Data lines.

......

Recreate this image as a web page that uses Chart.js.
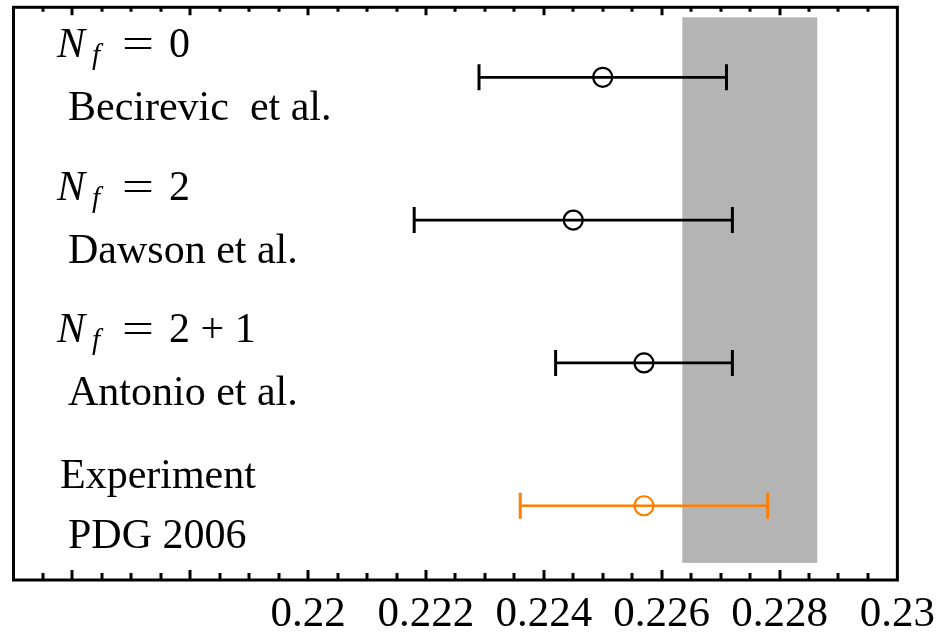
<!DOCTYPE html>
<html>
<head>
<meta charset="utf-8">
<script src="https://cdn.jsdelivr.net/npm/chart.js@4.4.0/dist/chart.umd.min.js"></script>
<style>
  html, body { margin: 0; padding: 0; background: #fff; }
  #wrap { width: 948px; height: 634px; position: relative; }
</style>
</head>
<body>
<div id="wrap"><canvas id="vusChart"></canvas></div>
<script>
// one row per determination, top to bottom
const rowPos = [4, 3, 2, 1];
const flavours = ['0', '2', '2 + 1', null];
const headings = [null, null, null, 'Experiment'];
const refs = ['Becirevic  et al.', 'Dawson et al.', 'Antonio et al.', 'PDG 2006'];
const vusCentral = [0.2250, 0.2245, 0.2257, 0.2257];
const vusLow = [0.2229, 0.2218, 0.2242, 0.2236];
const vusHigh = [0.2271, 0.2272, 0.2272, 0.2278];
const rowColors = ['#000000', '#000000', '#000000', '#ff7f00'];

// shaded unitarity band
const bandRange = [0.22635, 0.22864];
const bandRows = [0.6, 4.42];

const tickLabels = ['0.22', '0.222', '0.224', '0.226', '0.228', '0.23'];

const SERIF = "'Liberation Serif', 'Times New Roman', serif";

const errorSets = rowPos.map((y, i) => ({
    data: [{ x: vusLow[i], y }, { x: vusHigh[i], y }],
    showLine: true,
    borderColor: rowColors[i],
    borderWidth: 2.7,
    pointStyle: 'line',
    pointRotation: 90,
    pointRadius: 13,
    pointHoverRadius: 13,
    pointBorderWidth: 3,
    pointBorderColor: rowColors[i],
}));

const centralSet = {
    data: rowPos.map((y, i) => ({ x: vusCentral[i], y })),
    pointStyle: 'circle',
    pointRadius: 9.5,
    pointHoverRadius: 9.5,
    pointBorderWidth: 2.2,
    pointBackgroundColor: 'rgba(0,0,0,0)',
    pointBorderColor: rowColors,
};

const bandPlugin = {
    id: 'band',
    beforeDatasetsDraw(chart) {
        const { ctx, scales: { x, y } } = chart;
        const x0 = x.getPixelForValue(bandRange[0]);
        const x1 = x.getPixelForValue(bandRange[1]);
        const y0 = y.getPixelForValue(bandRows[1]);
        const y1 = y.getPixelForValue(bandRows[0]);
        ctx.save();
        ctx.fillStyle = '#b4b4b4';
        ctx.fillRect(x0, y0, x1 - x0, y1 - y0);
        ctx.restore();
    },
};

// box around the plot with inward ticks on top and bottom
const framePlugin = {
    id: 'frame',
    afterDatasetsDraw(chart) {
        const { ctx, chartArea: a, scales: { x } } = chart;
        ctx.save();
        ctx.strokeStyle = '#000';
        ctx.lineWidth = 3;
        ctx.strokeRect(a.left, a.top, a.right - a.left, a.bottom - a.top);
        x.ticks.forEach(t => {
            if (t.value <= x.min || t.value >= x.max) return;
            const px = Math.round(x.getPixelForValue(t.value));
            const k = t.value / 0.002;
            const major = Math.abs(k - Math.round(k)) < 1e-6;
            ctx.beginPath();
            ctx.moveTo(px, a.bottom);
            ctx.lineTo(px, a.bottom - (major ? 10 : 7));
            ctx.moveTo(px, a.top);
            ctx.lineTo(px, a.top + (major ? 8 : 4.5));
            ctx.stroke();
        });
        ctx.restore();
    },
};

const textPlugin = {
    id: 'rowText',
    afterDraw(chart) {
        const { ctx, scales: { y } } = chart;
        ctx.save();
        ctx.fillStyle = '#000';
        ctx.textBaseline = 'alphabetic';
        rowPos.forEach((r, i) => {
            const cy = y.getPixelForValue(r);
            const top = cy - 20.5;
            if (flavours[i] !== null) {
                ctx.font = `italic 42px ${SERIF}`;
                ctx.fillText('N', 57, top);
                ctx.font = `italic 29px ${SERIF}`;
                ctx.fillText('f', 92, top + 7);
                // the equals sign is set a little wider, as in the math layout
                ctx.font = `42px ${SERIF}`;
                ctx.save();
                ctx.translate(122, top);
                ctx.scale(1.35, 1);
                ctx.fillText('=', 0, 0);
                ctx.restore();
                ctx.fillText(flavours[i], 169, top);
            } else {
                ctx.font = `42px ${SERIF}`;
                ctx.fillText(headings[i], 60, cy - 17.5);
            }
            ctx.font = `42px ${SERIF}`;
            ctx.fillText(refs[i], 68, cy + 42.5);
        });
        ctx.restore();
    },
};

new Chart(document.getElementById('vusChart'), {
    type: 'scatter',
    data: { datasets: [...errorSets, centralSet] },
    options: {
        responsive: true,
        maintainAspectRatio: false,
        animation: false,
        events: [],
        layout: { autoPadding: false, padding: { left: 13.5, top: 7.3, right: 49.7, bottom: 0 } },
        plugins: { legend: { display: false }, tooltip: { enabled: false } },
        scales: {
            x: {
                type: 'linear',
                min: 0.215,
                max: 0.23,
                grid: { display: false, drawTicks: false },
                border: { display: false },
                ticks: {
                    stepSize: 0.0005,
                    autoSkip: false,
                    maxRotation: 0,
                    minRotation: 0,
                    padding: 13,
                    color: '#000',
                    font: { family: SERIF, size: 43, lineHeight: 1 },
                    callback: v => {
                        const s = String(parseFloat(v.toFixed(4)));
                        return tickLabels.includes(s) ? s : '';
                    },
                },
                afterFit: s => { s.height = 54; },
            },
            y: { display: false, min: 0.48, max: 4.49 },
        },
    },
    plugins: [bandPlugin, framePlugin, textPlugin],
});
</script>
</body>
</html>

......

Written request. Give every line above again exactly, with no pictures.

Task solution.
Recreate this image as a web page that uses Chart.js.
<!DOCTYPE html>
<html>
<head>
<meta charset="utf-8">
<script src="https://cdn.jsdelivr.net/npm/chart.js@4.4.0/dist/chart.umd.min.js"></script>
<style>
  html, body { margin: 0; padding: 0; background: #fff; }
  #wrap { width: 948px; height: 634px; position: relative; }
</style>
</head>
<body>
<div id="wrap"><canvas id="vusChart"></canvas></div>
<script>
// one row per determination, top to bottom
const rowPos = [4, 3, 2, 1];
const flavours = ['0', '2', '2 + 1', null];
const headings = [null, null, null, 'Experiment'];
const refs = ['Becirevic  et al.', 'Dawson et al.', 'Antonio et al.', 'PDG 2006'];
const vusCentral = [0.2250, 0.2245, 0.2257, 0.2257];
const vusLow = [0.2229, 0.2218, 0.2242, 0.2236];
const vusHigh = [0.2271, 0.2272, 0.2272, 0.2278];
const rowColors = ['#000000', '#000000', '#000000', '#ff7f00'];

// shaded unitarity band
const bandRange = [0.22635, 0.22864];
const bandRows = [0.6, 4.42];

const tickLabels = ['0.22', '0.222', '0.224', '0.226', '0.228', '0.23'];

const SERIF = "'Liberation Serif', 'Times New Roman', serif";

const errorSets = rowPos.map((y, i) => ({
    data: [{ x: vusLow[i], y }, { x: vusHigh[i], y }],
    showLine: true,
    borderColor: rowColors[i],
    borderWidth: 2.7,
    pointStyle: 'line',
    pointRotation: 90,
    pointRadius: 13,
    pointHoverRadius: 13,
    pointBorderWidth: 3,
    pointBorderColor: rowColors[i],
}));

const centralSet = {
    data: rowPos.map((y, i) => ({ x: vusCentral[i], y })),
    pointStyle: 'circle',
    pointRadius: 9.5,
    pointHoverRadius: 9.5,
    pointBorderWidth: 2.2,
    pointBackgroundColor: 'rgba(0,0,0,0)',
    pointBorderColor: rowColors,
};

const bandPlugin = {
    id: 'band',
    beforeDatasetsDraw(chart) {
        const { ctx, scales: { x, y } } = chart;
        const x0 = x.getPixelForValue(bandRange[0]);
        const x1 = x.getPixelForValue(bandRange[1]);
        const y0 = y.getPixelForValue(bandRows[1]);
        const y1 = y.getPixelForValue(bandRows[0]);
        ctx.save();
        ctx.fillStyle = '#b4b4b4';
        ctx.fillRect(x0, y0, x1 - x0, y1 - y0);
        ctx.restore();
    },
};

// box around the plot with inward ticks on top and bottom
const framePlugin = {
    id: 'frame',
    afterDatasetsDraw(chart) {
        const { ctx, chartArea: a, scales: { x } } = chart;
        ctx.save();
        ctx.strokeStyle = '#000';
        ctx.lineWidth = 3;
        ctx.strokeRect(a.left, a.top, a.right - a.left, a.bottom - a.top);
        x.ticks.forEach(t => {
            if (t.value <= x.min || t.value >= x.max) return;
            const px = Math.round(x.getPixelForValue(t.value));
            const k = t.value / 0.002;
            const major = Math.abs(k - Math.round(k)) < 1e-6;
            ctx.beginPath();
            ctx.moveTo(px, a.bottom);
            ctx.lineTo(px, a.bottom - (major ? 10 : 7));
            ctx.moveTo(px, a.top);
            ctx.lineTo(px, a.top + (major ? 8 : 4.5));
            ctx.stroke();
        });
        ctx.restore();
    },
};

const textPlugin = {
    id: 'rowText',
    afterDraw(chart) {
        const { ctx, scales: { y } } = chart;
        ctx.save();
        ctx.fillStyle = '#000';
        ctx.textBaseline = 'alphabetic';
        rowPos.forEach((r, i) => {
            const cy = y.getPixelForValue(r);
            const top = cy - 20.5;
            if (flavours[i] !== null) {
                ctx.font = `italic 42px ${SERIF}`;
                ctx.fillText('N', 57, top);
                ctx.font = `italic 29px ${SERIF}`;
                ctx.fillText('f', 92, top + 7);
                // the equals sign is set a little wider, as in the math layout
                ctx.font = `42px ${SERIF}`;
                ctx.save();
                ctx.translate(122, top);
                ctx.scale(1.35, 1);
                ctx.fillText('=', 0, 0);
                ctx.restore();
                ctx.fillText(flavours[i], 169, top);
            } else {
                ctx.font = `42px ${SERIF}`;
                ctx.fillText(headings[i], 60, cy - 17.5);
            }
            ctx.font = `42px ${SERIF}`;
            ctx.fillText(refs[i], 68, cy + 42.5);
        });
        ctx.restore();
    },
};

new Chart(document.getElementById('vusChart'), {
    type: 'scatter',
    data: { datasets: [...errorSets, centralSet] },
    options: {
        responsive: true,
        maintainAspectRatio: false,
        animation: false,
        events: [],
        layout: { autoPadding: false, padding: { left: 13.5, top: 7.3, right: 49.7, bottom: 0 } },
        plugins: { legend: { display: false }, tooltip: { enabled: false } },
        scales: {
            x: {
                type: 'linear',
                min: 0.215,
                max: 0.23,
                grid: { display: false, drawTicks: false },
                border: { display: false },
                ticks: {
                    stepSize: 0.0005,
                    autoSkip: false,
                    maxRotation: 0,
                    minRotation: 0,
                    padding: 13,
                    color: '#000',
                    font: { family: SERIF, size: 43, lineHeight: 1 },
                    callback: v => {
                        const s = String(parseFloat(v.toFixed(4)));
                        return tickLabels.includes(s) ? s : '';
                    },
                },
                afterFit: s => { s.height = 54; },
            },
            y: { display: false, min: 0.48, max: 4.49 },
        },
    },
    plugins: [bandPlugin, framePlugin, textPlugin],
});
</script>
</body>
</html>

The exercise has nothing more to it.